- _GIVEN INFORMATION_:

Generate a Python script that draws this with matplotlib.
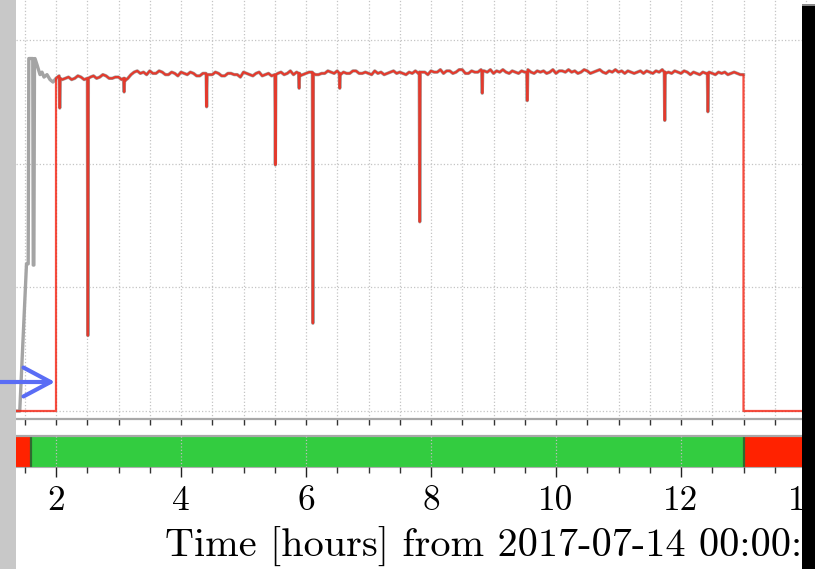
import matplotlib
matplotlib.use('Agg')
import matplotlib.pyplot as plt
import numpy as np
from matplotlib.patches import Rectangle, FancyArrowPatch

plt.rcParams['axes.formatter.use_mathtext'] = True
plt.rcParams['mathtext.fontset'] = 'cm'

# ---------------- data ----------------
# main signal level, sampled every 0.05 h from 2.0 h to 13.0 h
base_start = 2.0
base_step = 0.05
base_values = [
    26.9, 27.1, 26.8, 26.9, 27.0, 26.8, 26.9, 27.1, 27.0, 26.8,
    26.9, 27.0, 27.1, 26.9, 27.0, 27.2, 27.1, 26.9, 26.9, 27.0,
    27.0, 26.8, 26.7, 26.9, 27.2, 27.4, 27.5, 27.3, 27.4, 27.2,
    27.5, 27.3, 27.3, 27.5, 27.4, 27.2, 27.2, 27.4, 27.3, 27.1,
    27.4, 27.3, 27.2, 27.4, 27.3, 27.1, 27.1, 27.3, 27.3, 27.2,
    27.2, 27.4, 27.3, 27.1, 27.1, 27.3, 27.3, 27.2, 27.2, 27.0,
    27.4, 27.3, 27.2, 27.1, 27.3, 27.4, 27.1, 27.2, 27.3, 27.1,
    27.2, 27.3, 27.4, 27.2, 27.3, 27.5, 27.2, 27.4, 27.1, 27.2,
    27.3, 27.4, 27.4, 27.2, 27.2, 27.3, 27.3, 27.5, 27.4, 27.3,
    27.5, 27.2, 27.4, 27.3, 27.3, 27.5, 27.5, 27.3, 27.3, 27.4,
    27.3, 27.2, 27.5, 27.3, 27.4, 27.2, 27.3, 27.4, 27.5, 27.3,
    27.4, 27.3, 27.2, 27.4, 27.3, 27.5, 27.3, 27.4, 27.4, 27.2,
    27.5, 27.4, 27.4, 27.6, 27.3, 27.5, 27.5, 27.3, 27.4, 27.6,
    27.6, 27.3, 27.3, 27.5, 27.4, 27.4, 27.6, 27.5, 27.4, 27.6,
    27.3, 27.5, 27.4, 27.6, 27.4, 27.3, 27.5, 27.4, 27.3, 27.5,
    27.4, 27.6, 27.4, 27.3, 27.5, 27.4, 27.5, 27.3, 27.4, 27.6,
    27.3, 27.5, 27.5, 27.4, 27.6, 27.4, 27.5, 27.3, 27.4, 27.6,
    27.5, 27.3, 27.4, 27.5, 27.6, 27.4, 27.3, 27.5, 27.4, 27.6,
    27.4, 27.5, 27.3, 27.5, 27.4, 27.3, 27.4, 27.5, 27.3, 27.5,
    27.4, 27.3, 27.5, 27.4, 27.6, 27.3, 27.4, 27.3, 27.5, 27.4,
    27.3, 27.5, 27.4, 27.2, 27.4, 27.3, 27.2, 27.4, 27.3, 27.4,
    27.3, 27.2, 27.4, 27.3, 27.4, 27.2, 27.3, 27.4, 27.3, 27.2,
    27.2,
]

# short dips in the signal
spike_hours     = [2.06, 2.51, 3.09, 4.41, 5.51, 5.89, 6.11, 6.54, 7.82, 8.82, 9.54, 11.74, 12.43]
spike_lows      = [24.5, 6.1, 25.8, 24.6, 19.9, 26.1, 7.1, 26.1, 15.3, 25.7, 25.1, 23.5, 24.2]
spike_shoulders = [26.9, 26.9, 26.9, 27.2, 27.2, 27.3, 27.3, 27.3, 27.4, 27.5, 27.4, 27.4, 27.3]

# grey trace start-up (before the red trace switches on)
gray_start_hours  = [1.30, 1.42, 1.528, 1.555, 1.565, 1.628, 1.636, 1.646, 1.656, 1.664,
                     1.696, 1.744, 1.776, 1.808, 1.856, 1.904, 1.952]
gray_start_values = [0.0, 0.0, 11.9, 11.9, 28.5, 28.5, 11.8, 11.8, 28.4, 28.5,
                     28.0, 27.2, 27.4, 27.0, 27.2, 26.8, 26.6]

# red trace on/off times
red_on_hour = 2.0
red_off_hour = 13.0
red_off_value = 0.0

# state bar
state_bounds = [1.30, 1.60, 13.0, 15.6]
state_colors = ['#ff2200', '#33cc40', '#ff2200']

tick_values = [2, 4, 6, 8, 10, 12, 14]
tick_labels = ['2', '4', '6', '8', '10', '12', '14']
xlabel_text = 'Time [hours] from 2017-07-14 00:00:00'

# ---------------- build series ----------------
base_t = [base_start + i * base_step for i in range(len(base_values))]
sp_t, sp_v = [], []
for h, lo, sh in zip(spike_hours, spike_lows, spike_shoulders):
    sp_t += [h - 0.008, h, h + 0.008]
    sp_v += [sh, lo, sh]
all_t = np.array(base_t + sp_t)
all_v = np.array(base_values + sp_v)
order = np.argsort(all_t, kind='stable')
main_t = all_t[order]
main_v = all_v[order]

red_t = np.concatenate([[state_bounds[0], red_on_hour], main_t, [red_off_hour, state_bounds[-1]]])
red_v = np.concatenate([[red_off_value, red_off_value], main_v, [red_off_value, red_off_value]])
gray_t = np.concatenate([gray_start_hours, main_t])
gray_v = np.concatenate([gray_start_values, main_v])

# ---------------- figure ----------------
W, H = 815, 569
fig = plt.figure(figsize=(W / 100, H / 100), dpi=100)
fig.patch.set_facecolor('white')

def px_axes(l, t, r, b):
    return [l / W, 1 - b / H, (r - l) / W, (b - t) / H]

pxh = 62.5
x0 = 2 - 40 / pxh
x1 = x0 + 884 / pxh

ax = fig.add_axes(px_axes(16, -10, 900, 419))
axb = fig.add_axes(px_axes(16, 436, 900, 467))

pxu = 123.67 / 10.0
ax.set_xlim(x0, x1)
ax.set_ylim(-8 / pxu, 421 / pxu)

ax.plot(gray_t, gray_v, color='#a4a4a4', lw=2.4, zorder=2)
ax.plot(red_t, red_v, color='#f4200f', lw=1.6, alpha=0.8, zorder=3)

grid_kw = dict(color='#c4c4c4', linestyle=':', linewidth=0.9)
ax.set_xticks(tick_values)
ax.set_xticks(np.arange(1.5, 15.5, 0.5), minor=True)
ax.set_yticks([0, 10, 20, 30])
ax.grid(True, which='both', axis='x', **grid_kw)
ax.grid(True, which='major', axis='y', **grid_kw)
ax.set_axisbelow(True)
ax.tick_params(axis='x', which='both', direction='out', length=4.5, width=1.0,
               color='#333333', labelbottom=False)
ax.tick_params(axis='y', which='both', left=False, labelleft=False)
for s in ['top', 'right', 'left']:
    ax.spines[s].set_visible(False)
ax.spines['bottom'].set_color('#a8a8a8')
ax.spines['bottom'].set_linewidth(1.6)

# state bar
axb.set_xlim(x0, x1)
axb.set_ylim(0, 1)
for a, b, c in zip(state_bounds[:-1], state_bounds[1:], state_colors):
    axb.broken_barh([(a, b - a)], (0, 1), facecolors=c, edgecolor='none', zorder=1)
for b in state_bounds[1:-1]:
    axb.axvline(b, color='#2f6a2f', lw=1.6, zorder=2)
axb.set_xticks(tick_values)
axb.set_xticklabels(tick_labels, fontfamily='cmr10', fontsize=25.5)
axb.set_xticks(np.arange(1.5, 15.5, 0.5), minor=True)
axb.grid(True, which='major', axis='x', color='#bdbdbd', linestyle=':', linewidth=0.9, zorder=3)
axb.set_axisbelow(False)
axb.tick_params(axis='x', which='major', direction='out', length=7, width=1.0,
                color='#222222', pad=6.5)
axb.tick_params(axis='x', which='minor', direction='out', length=4, width=1.0,
                color='#333333')
axb.tick_params(axis='y', left=False, labelleft=False)
for s in ['right', 'left']:
    axb.spines[s].set_visible(False)
axb.spines['top'].set_color('#a8a8a8')
axb.spines['top'].set_linewidth(1.6)
axb.spines['bottom'].set_color('#b0b0b0')
axb.spines['bottom'].set_linewidth(0.8)

fig.text(165 / W, (H - 557) / H, xlabel_text, fontfamily='cmr10', fontsize=29,
         ha='left', va='baseline', zorder=3)

# frame overlays (cropped neighbours)
fig.patches.append(Rectangle((0, 0), 16 / W, 1, transform=fig.transFigure,
                             facecolor='#c8c8c8', edgecolor='none', zorder=5))
fig.patches.append(Rectangle((802 / W, 0), 13 / W, (H - 5) / H, transform=fig.transFigure,
                             facecolor='black', edgecolor='none', zorder=7))
fig.patches.append(Rectangle((802 / W, (H - 6) / H), 13 / W, 1.5 / H, transform=fig.transFigure,
                             facecolor='#8a8a8a', edgecolor='none', zorder=8))
arrow = FancyArrowPatch((0, 1 - 382 / H), (55 / W, 1 - 382 / H), transform=fig.transFigure,
                        arrowstyle='->,head_length=0.75,head_width=0.4', mutation_scale=26,
                        shrinkA=0, shrinkB=0, lw=3, color='#5a6df5', zorder=6)
fig.patches.append(arrow)

fig.savefig('out.png', dpi=100)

- _TASK INSTRUCTIONS_: Starting at the first line of the material, output exactly the lines up to and including the one with "plt.rcParams['mathtext.fontset'] = 'cm'". Do not include the pictures.

- _FULL OUTPUT_:
Generate a Python script that draws this with matplotlib.
import matplotlib
matplotlib.use('Agg')
import matplotlib.pyplot as plt
import numpy as np
from matplotlib.patches import Rectangle, FancyArrowPatch

plt.rcParams['axes.formatter.use_mathtext'] = True
plt.rcParams['mathtext.fontset'] = 'cm'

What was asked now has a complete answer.